Tell us more about your new products. How do you see the Indian market changing and how do you intend to stay abreast?

The new tiles launched by Orient Bell (Cool, Digital, Abrasion-resistant, Wood Finish) can be called an attempt to stay abreast. Retail expansion is of great importance to us. Our company-owned boutiques are well equipped and aims to enhance the retail customers' experience. At our facilities, they can look at the complete range of wall and floor tiles for living and working spaces. The retail margins are high and growth in this segment benefits the company.

That said, innovation is our core strategy to stay abreast. Using innovation as a strategic, systemic and technological lever, we plan to develop Orient Bell as one of the largest and most evolving players in the ceramic industry.

Is the market moving towards vitrified tiles? What is the future of conventional ceramics?

Vitrified tiles are gaining momentum due to digital printing technology. Tiles now come with high abrasion, stain resistance, shock resistance and other such technical qualities preferred by consumers. So, the market is moving towards vitrified tiles. With digital printing advancing fast, it is easier to print almost any texture such as wood, cement, slate or bamboo on a tile, which makes them a more functional product and a great base for the tiles industry.

Is the industry relatively low on margins? Do you see any scope for improvement?

The tiles industry is both competitive and capital intensive. The key to bottom-line growth is technological improvements, efficiency in fuel consumption and strengthening of distribution channels. While these criteria form the base, we need to top it by brand building, working with architects and influencers, and providing good after-sales service. This will improve unit realisation in both retail and institutional markets, thus improving our margins substantially.

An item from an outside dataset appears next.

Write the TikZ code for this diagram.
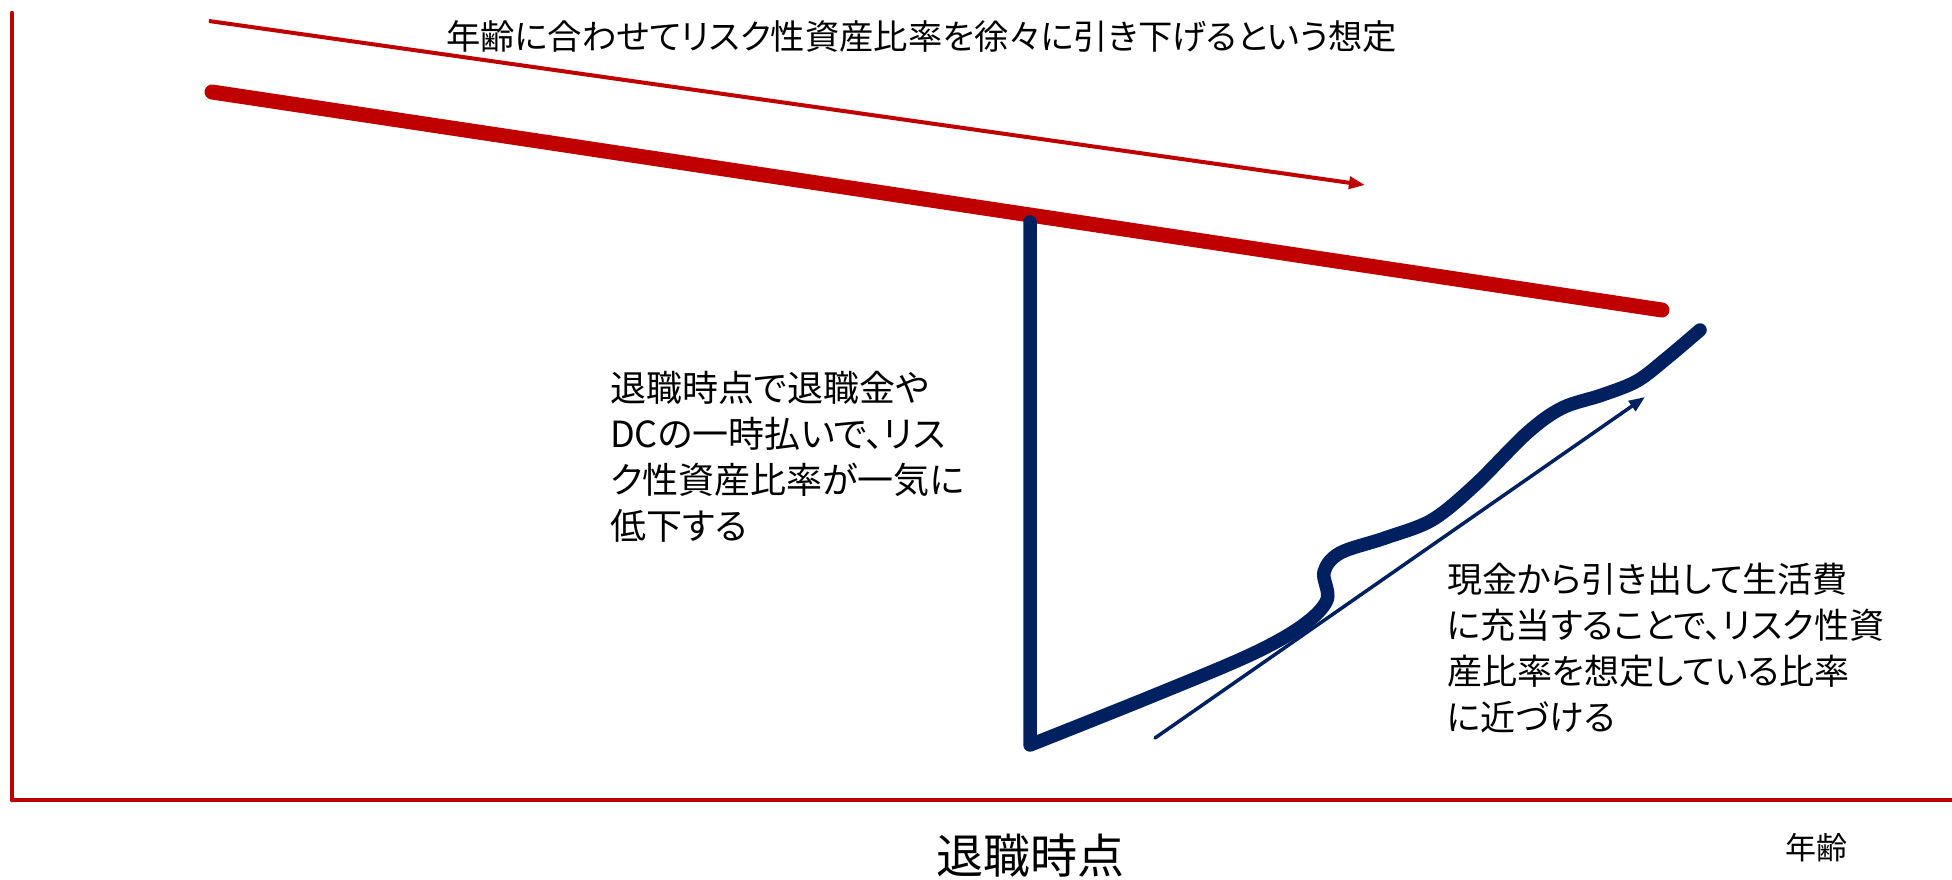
\documentclass[tikz,border=0pt]{standalone}
\usepackage{fontspec}
\setmainfont{Noto Sans CJK JP}[RawFeature=+palt]
\usetikzlibrary{arrows.meta}
\definecolor{ored}{HTML}{C00000}
\definecolor{onavy}{HTML}{002060}
\begin{document}
\begin{tikzpicture}[x=1pt,y=-1pt,
  axisline/.style={draw=ored,line width=4.5pt},
  thickred/.style={draw=ored,line width=15pt,line cap=round},
  thinred/.style={draw=ored,line width=4pt,-{Triangle[length=16pt,width=12pt]}},
  thickblue/.style={draw=onavy,line width=13.5pt,line cap=round,line join=round},
  thinblue/.style={draw=onavy,line width=3.5pt,line cap=round,-{Triangle[length=16pt,width=12pt]}},
  lbl/.style={inner sep=0pt,align=left,text=black},
]
\useasboundingbox (0,0) rectangle (1952,879);
% axes
\coordinate (ytop) at (12,13);
\coordinate (orig) at (12,800);
\coordinate (xend) at (1952,800);
\draw[axisline,line cap=round] (ytop) -- (orig);
\draw[axisline] (orig) -- (xend);
% red lines
\coordinate (ra1) at (209,21);
\coordinate (ra2) at (1365,185);
\draw[thinred] (ra1) -- (ra2);
\coordinate (rl1) at (212,92);
\coordinate (rl2) at (1662,310);
\draw[thickred] (rl1) -- (rl2);
% blue path
\coordinate (bt) at (1030,222);
\coordinate (bb) at (1030,745);
\draw[thickblue] (bt) -- (bb) -- plot[smooth,tension=0.55] coordinates {
  (1030,745) (1150,697) (1250,655) (1302,626) (1327,600) (1324,572) (1340,553)
  (1385,538) (1432,520) (1475,485) (1527,433) (1562,408) (1602,395) (1637,381)
  (1667,358) (1700,330)};
\coordinate (ba1) at (1155,738);
\coordinate (ba2) at (1645,397);
\draw[thinblue] (ba1) -- (ba2);
% texts
\node[lbl,anchor=north west,font=\fontsize{34.3}{34.3}\selectfont] (ttop) at (446,20)
  {年齢に合わせてリスク性資産比率を徐々に引き下げるという想定};
\node[lbl,anchor=north west,font=\fontsize{36}{46}\selectfont] (tleft) at (610,371)
  {退職時点で退職金や\\DCの一時払いで、リス\\ク性資産比率が一気に\\低下する};
\node[lbl,anchor=north west,font=\fontsize{35}{46}\selectfont] (tright) at (1447,563)
  {現金から引き出して生活費\\に充当することで、リスク性資\\産比率を想定している比率\\に近づける};
\node[lbl,font=\fontsize{47}{47}\selectfont] (tret) at (1030,856) {退職時点};
\node[lbl,font=\fontsize{31}{31}\selectfont] (tage) at (1816,848) {年齢};
\end{tikzpicture}
\end{document}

Any new strategic initiative you want to share that can redefine this space?

In India, customers' buying experience is not a pleasant one. We need to build good display capacity and help consumers (including architects and influencers) visualise the built. It should be done using traditional mock-ups, 3D views and virtual reality (VR) techniques. This will bring revolutionary changes in tiles marketing and will benefit the first movers immensely.